--- Start of Dataset section ---

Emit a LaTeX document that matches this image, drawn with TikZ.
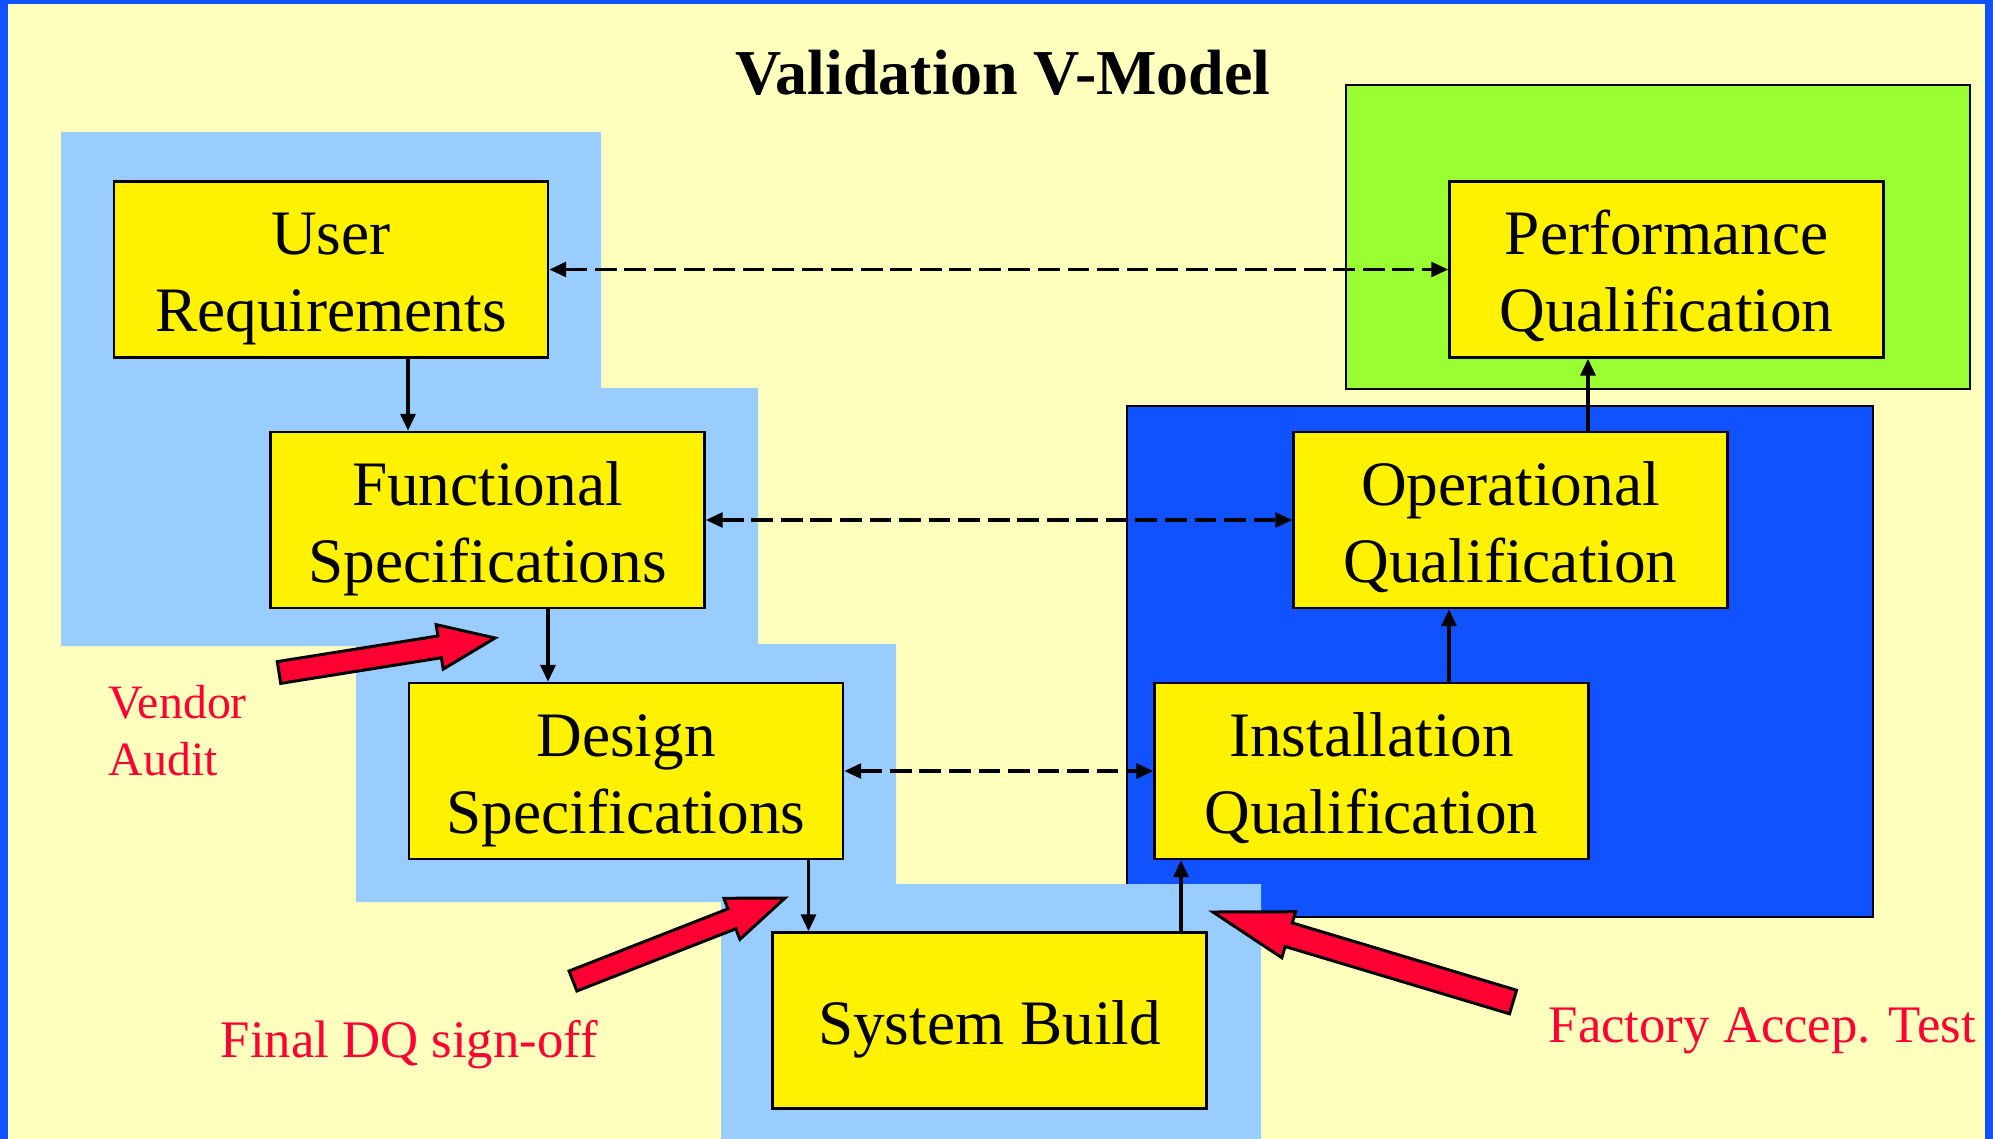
\documentclass[tikz,border=0pt]{standalone}
\usepackage{fontspec}
\setmainfont{Liberation Serif}
\usetikzlibrary{arrows.meta,calc}

\definecolor{frameblue}{RGB}{17,82,255}
\definecolor{paper}{RGB}{255,255,190}
\definecolor{skyblue}{RGB}{153,204,255}
\definecolor{limegreen}{RGB}{153,255,51}
\definecolor{alertred}{RGB}{255,0,51}

% two centred lines with fixed line boxes
\newcommand\twoline[2]{\rule{0pt}{0.97em}#1\\#2\rule[-0.22em]{0pt}{0pt}}
% block arrow: tail, tip, half shaft width, half head width, head length
\newcommand\blockarrow[5]{%
  \path ($(#2)!#5!(#1)$) coordinate (ba-base);
  \draw[redarrow] ($(#1)!#3!90:(#2)$) -- ($(ba-base)!#3!90:(#2)$)
    -- ($(ba-base)!#4!90:(#2)$) -- (#2) -- ($(ba-base)!#4!-90:(#2)$)
    -- ($(ba-base)!#3!-90:(#2)$) -- ($(#1)!#3!-90:(#2)$) -- cycle;}

\tikzset{vtip/.tip={Triangle[length=4.8pt,width=4.2pt]}}

\begin{document}
\begin{tikzpicture}[x=0.01cm,y=-0.01cm,
  stage/.style={draw=black, line width=0.65pt, fill=yellow,
    minimum width=4.34cm, minimum height=1.76cm, inner sep=0pt,
    align=center, font=\fontsize{18}{21.9}\selectfont},
  flow/.style={line width=1pt, -vtip},
  trace/.style={line width=0.9pt, dash pattern=on 6.2pt off 2.2pt, vtip-vtip},
  redarrow/.style={fill=alertred, draw=black, line width=0.85pt, line join=miter},
  note/.style={text=alertred, inner sep=0pt, anchor=base west},
  panel/.style={draw=black, line width=0.65pt}]

\useasboundingbox (0,0) rectangle (1993,1139);

% frame and paper
\fill[frameblue] (0,0) rectangle (1993,1139);
\fill[paper] (8,4) rectangle (1985,1139);

% phase panels
\draw[panel, fill=limegreen] (1346,85) rectangle (1970,389);
\draw[panel, fill=frameblue] (1127,406) rectangle (1873,917);
\fill[skyblue] (61,132) -- (601,132) -- (601,388) -- (758,388) -- (758,644)
  -- (896,644) -- (896,884) -- (1261,884) -- (1261,1139) -- (721,1139)
  -- (721,902) -- (356,902) -- (356,646) -- (61,646) -- cycle;

% title
\node[anchor=base, inner sep=0pt, font=\fontsize{18.2}{22}\selectfont\bfseries]
  (title) at (1003,94) {Validation V-Model};

% stages
\node[stage] (ur) at (331,269.5)  {\twoline{User}{Requirements}};
\node[stage] (fs) at (487.5,520)  {\twoline{Functional}{Specifications}};
\node[stage] (ds) at (626,771)    {\twoline{Design}{Specifications}};
\node[stage] (sb) at (989.5,1020.5) {\rule{0pt}{0.97em}System Build\rule[-0.22em]{0pt}{0pt}};
\node[stage] (iq) at (1371.5,771) {\twoline{Installation}{Qualification}};
\node[stage] (oq) at (1510.5,520) {\twoline{Operational}{Qualification}};
\node[stage] (pq) at (1666.5,269.5) {\twoline{Performance}{Qualification}};

% columns of the vertical connectors
\coordinate (c1) at (408,0);
\coordinate (c2) at (548,0);
\coordinate (c3) at (808.5,0);
\coordinate (c4) at (1181,0);
\coordinate (c5) at (1449,0);
\coordinate (c6) at (1588,0);

\draw[flow] (ur.south -| c1) -- (fs.north -| c1);
\draw[flow] (fs.south -| c2) -- (ds.north -| c2);
\draw[flow] (ds.south -| c3) -- (sb.north -| c3);
\draw[flow] (sb.north -| c4) -- (iq.south -| c4);
\draw[flow] (iq.north -| c5) -- (oq.south -| c5);
\draw[flow] (oq.north -| c6) -- (pq.south -| c6);

% verification links
\draw[trace] (ur.east) -- (pq.west);
\draw[trace] (fs.east) -- (oq.west);
\draw[trace] (ds.east) -- (iq.west);

% milestone arrows
\coordinate (va-tail) at (279,672.5);
\coordinate (va-tip)  at (495,638);
\coordinate (dq-tail) at (573,981);
\coordinate (dq-tip)  at (785,898);
\coordinate (fa-tail) at (1513,1002);
\coordinate (fa-tip)  at (1213,912);
\blockarrow{va-tail}{va-tip}{0.11cm}{0.225cm}{0.56cm}
\blockarrow{dq-tail}{dq-tip}{0.107cm}{0.22cm}{0.57cm}
\blockarrow{fa-tail}{fa-tip}{0.123cm}{0.24cm}{0.79cm}

% milestone labels
\node[note, font=\fontsize{13.6}{16}\selectfont] (vendor) at (108,718) {Vendor};
\node[note, font=\fontsize{13.6}{16}\selectfont] (audit) at (108,775) {Audit};
\node[note, font=\fontsize{15}{18}\selectfont] (dq) at (220,1057) {Final DQ sign-off};
\node[note, font=\fontsize{15}{18}\selectfont] (fat) at (1548,1042) {Factory Accep. Test};
\end{tikzpicture}
\end{document}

--- End of Dataset section ---

■ Goal of the exercise
The lines from the start of the data through the line that contains "(title) at (1003,94)" are to be returned exactly, please, with both ends included and every picture left out.

■ Solution for this task
Emit a LaTeX document that matches this image, drawn with TikZ.
\documentclass[tikz,border=0pt]{standalone}
\usepackage{fontspec}
\setmainfont{Liberation Serif}
\usetikzlibrary{arrows.meta,calc}

\definecolor{frameblue}{RGB}{17,82,255}
\definecolor{paper}{RGB}{255,255,190}
\definecolor{skyblue}{RGB}{153,204,255}
\definecolor{limegreen}{RGB}{153,255,51}
\definecolor{alertred}{RGB}{255,0,51}

% two centred lines with fixed line boxes
\newcommand\twoline[2]{\rule{0pt}{0.97em}#1\\#2\rule[-0.22em]{0pt}{0pt}}
% block arrow: tail, tip, half shaft width, half head width, head length
\newcommand\blockarrow[5]{%
  \path ($(#2)!#5!(#1)$) coordinate (ba-base);
  \draw[redarrow] ($(#1)!#3!90:(#2)$) -- ($(ba-base)!#3!90:(#2)$)
    -- ($(ba-base)!#4!90:(#2)$) -- (#2) -- ($(ba-base)!#4!-90:(#2)$)
    -- ($(ba-base)!#3!-90:(#2)$) -- ($(#1)!#3!-90:(#2)$) -- cycle;}

\tikzset{vtip/.tip={Triangle[length=4.8pt,width=4.2pt]}}

\begin{document}
\begin{tikzpicture}[x=0.01cm,y=-0.01cm,
  stage/.style={draw=black, line width=0.65pt, fill=yellow,
    minimum width=4.34cm, minimum height=1.76cm, inner sep=0pt,
    align=center, font=\fontsize{18}{21.9}\selectfont},
  flow/.style={line width=1pt, -vtip},
  trace/.style={line width=0.9pt, dash pattern=on 6.2pt off 2.2pt, vtip-vtip},
  redarrow/.style={fill=alertred, draw=black, line width=0.85pt, line join=miter},
  note/.style={text=alertred, inner sep=0pt, anchor=base west},
  panel/.style={draw=black, line width=0.65pt}]

\useasboundingbox (0,0) rectangle (1993,1139);

% frame and paper
\fill[frameblue] (0,0) rectangle (1993,1139);
\fill[paper] (8,4) rectangle (1985,1139);

% phase panels
\draw[panel, fill=limegreen] (1346,85) rectangle (1970,389);
\draw[panel, fill=frameblue] (1127,406) rectangle (1873,917);
\fill[skyblue] (61,132) -- (601,132) -- (601,388) -- (758,388) -- (758,644)
  -- (896,644) -- (896,884) -- (1261,884) -- (1261,1139) -- (721,1139)
  -- (721,902) -- (356,902) -- (356,646) -- (61,646) -- cycle;

% title
\node[anchor=base, inner sep=0pt, font=\fontsize{18.2}{22}\selectfont\bfseries]
  (title) at (1003,94) {Validation V-Model};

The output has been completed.